To solve this problem then, we must return to the source of the problem: our universities. There is the need to raise the profile of our universities through the quality of the tuition and leadership in those universities. Demanding a PhD as a qualification for teaching in a university is a step in that direction.

Top universities all over the world pride themselves in their ability to produce new knowledge to solve new problems; and the capacity to raise students that impact society.This explains why such universities are continuously investing resources in recruiting the best brains all over the world for research. And one of the biggest strengths of the United States, is the capacity of its universities to continuously produce leading knowledge in the fields of commerce and industry.

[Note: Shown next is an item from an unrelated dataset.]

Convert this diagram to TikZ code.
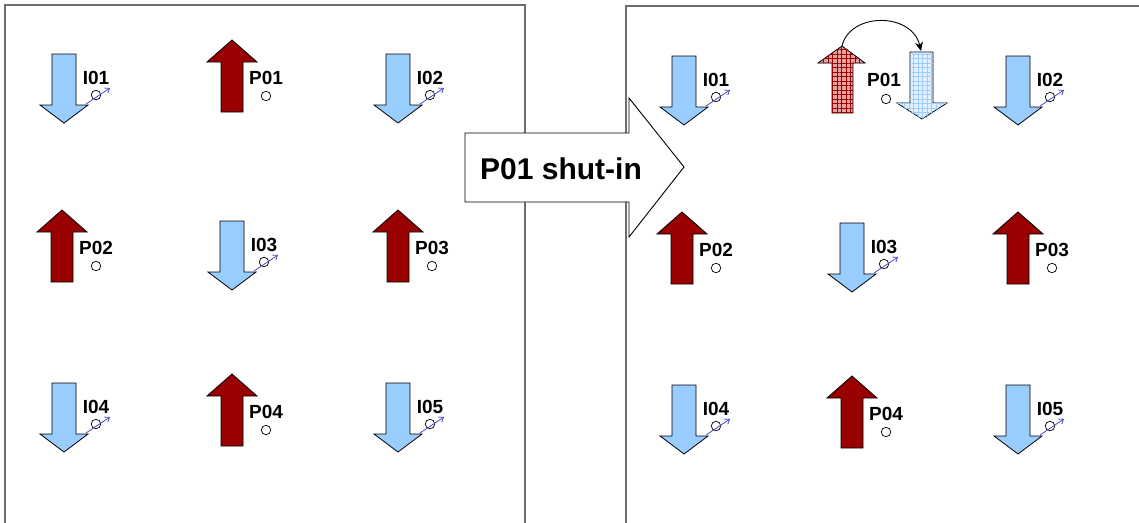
\documentclass[tikz,border=0pt]{standalone}
\usepackage{fontspec}
\setmainfont{Liberation Sans}
\usetikzlibrary{patterns.meta,arrows.meta}
\definecolor{prodred}{RGB}{153,0,0}
\definecolor{injblue}{RGB}{153,204,255}
\definecolor{symblue}{RGB}{70,70,200}
\definecolor{framegray}{RGB}{110,110,110}
\definecolor{hatchpink}{RGB}{232,160,160}
\definecolor{hatchblue}{RGB}{228,240,255}
\tikzset{
  x=1pt, y=-1pt,
  frame/.style={draw=framegray, line width=1.4pt},
  arrowshape/.style={draw=black, line width=0.8pt},
  welllabel/.style={font=\bfseries\fontsize{19}{19}\selectfont, inner sep=0pt},
  wellcircle/.style={draw=black, line width=0.7pt, circle, minimum size=9.5pt, inner sep=0pt},
  injsym/.style={draw=symblue, line width=0.8pt, -{Straight Barb[length=4pt,width=6pt]}},
  inj/.pic={
    \path[arrowshape, fill=injblue] (-12,0) -- (12,0) -- (12,51) -- (24,51) -- (0,69) -- (-24,51) -- (-12,51) -- cycle;
    \node[welllabel] (-lbl) at (32,24) {#1};
    \node[wellcircle] (-c) at (32,41) {};
    \coordinate (-s0) at (22,50);
    \coordinate (-s1) at (46,34);
    \draw[injsym] (-s0) -- (-s1);
  },
  prod/.pic={
    \path[arrowshape, fill=prodred] (0,0) -- (25,22) -- (11,22) -- (11,72) -- (-11,72) -- (-11,22) -- (-25,22) -- cycle;
    \node[welllabel] (-lbl) at (34,38) {#1};
    \node[wellcircle] (-c) at (34,56) {};
  },
  bigarrow/.style={draw=black, line width=0.9pt, fill=white},
  redhatch/.style={draw=black, line width=0.8pt, fill=hatchpink,
    postaction={pattern={Hatch[angle=0,distance=4.5pt,line width=0.5pt]}, pattern color=prodred}},
  bluehatch/.style={draw=black, line width=0.8pt, fill=hatchblue,
    postaction={pattern={Hatch[angle=0,distance=4.5pt,line width=0.5pt]}, pattern color=injblue}},
}
\begin{document}
\begin{tikzpicture}
\useasboundingbox[fill=white] (0,0) rectangle (1139,522);
% frames
\draw[frame] (5,523) -- (5,5) -- (525,5) -- (525,523);
\draw[frame] (626,523) -- (626,6) -- (1141,6);
% left panel
\pic (LI01) at (64,54) {inj=I01};
\pic (LP01) at (232,40) {prod=P01};
\pic (LI02) at (398,54) {inj=I02};
\pic (LP02) at (62,210) {prod=P02};
\pic (LI03) at (232,221) {inj=I03};
\pic (LP03) at (398,210) {prod=P03};
\pic (LI04) at (64,383) {inj=I04};
\pic (LP04) at (232,374) {prod=P04};
\pic (LI05) at (398,383) {inj=I05};
% right panel
\pic (RI01) at (684,56) {inj=I01};
\pic (RI02) at (1018,56) {inj=I02};
\pic (RP02) at (682,212) {prod=P02};
\pic (RI03) at (852,223) {inj=I03};
\pic (RP03) at (1018,212) {prod=P03};
\pic (RI04) at (684,385) {inj=I04};
\pic (RP04) at (852,376) {prod=P04};
\pic (RI05) at (1018,385) {inj=I05};
% converted P01
\path[redhatch] (842,46) -- (865,63) -- (853,63) -- (853,113) -- (832,113) -- (832,63) -- (818,63) -- cycle;
\path[bluehatch] (910,52) -- (933,52) -- (933,103) -- (947,103) -- (922,119) -- (897,103) -- (910,103) -- cycle;
\coordinate (uptip) at (842,46);
\coordinate (downtop) at (921,51);
\node[welllabel] (RP01-lbl) at (884,80) {P01};
\node[wellcircle] (RP01-c) at (886,99) {};
\draw[line width=0.9pt, -{Stealth[length=9pt,width=8pt]}] (uptip) .. controls (850,12) and (912,12) .. (downtop);
% big arrow
\path[bigarrow] (465,133) -- (629,133) -- (629,98) -- (684,167) -- (629,237) -- (629,202) -- (465,202) -- cycle;
\node[font=\bfseries\fontsize{30}{30}\selectfont, inner sep=0pt] (shut) at (561,169) {P01 shut-in};
\end{tikzpicture}
\end{document}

The professors behind such achievements, may not themselves be the richest of people. Yet it is their innovative ideas that have defined the world. Their duty is not to infuse students with ready-made solutions to every problem, but rather to liberate the minds of students to seek their own solutions. And many students from such universities have indeed gone on to become leading innovators.

Our universities are probably not doing this well. How many students have not faced challenges of poor supervision while writing their dissertations? But this problem would not be solved by industry experience. The problem would be solved by raising the research profile of our universities to be able to produce the right caliber of leaders for our industries.

Thus, the brouhaha that greeted the idea of the introduction of a PhD as a criterion for teaching in our universities, is a wholly misguided one. No one is better placed to superintend over knowledge production than a person wholly trained and dedicated to doing so.

Not many of us may have the capacity to ascend to such academic heights. But let us appreciate the value of higher education in the interest of national development. And let us embrace efforts to raise the quality of higher education that can make our local industries competitive globally.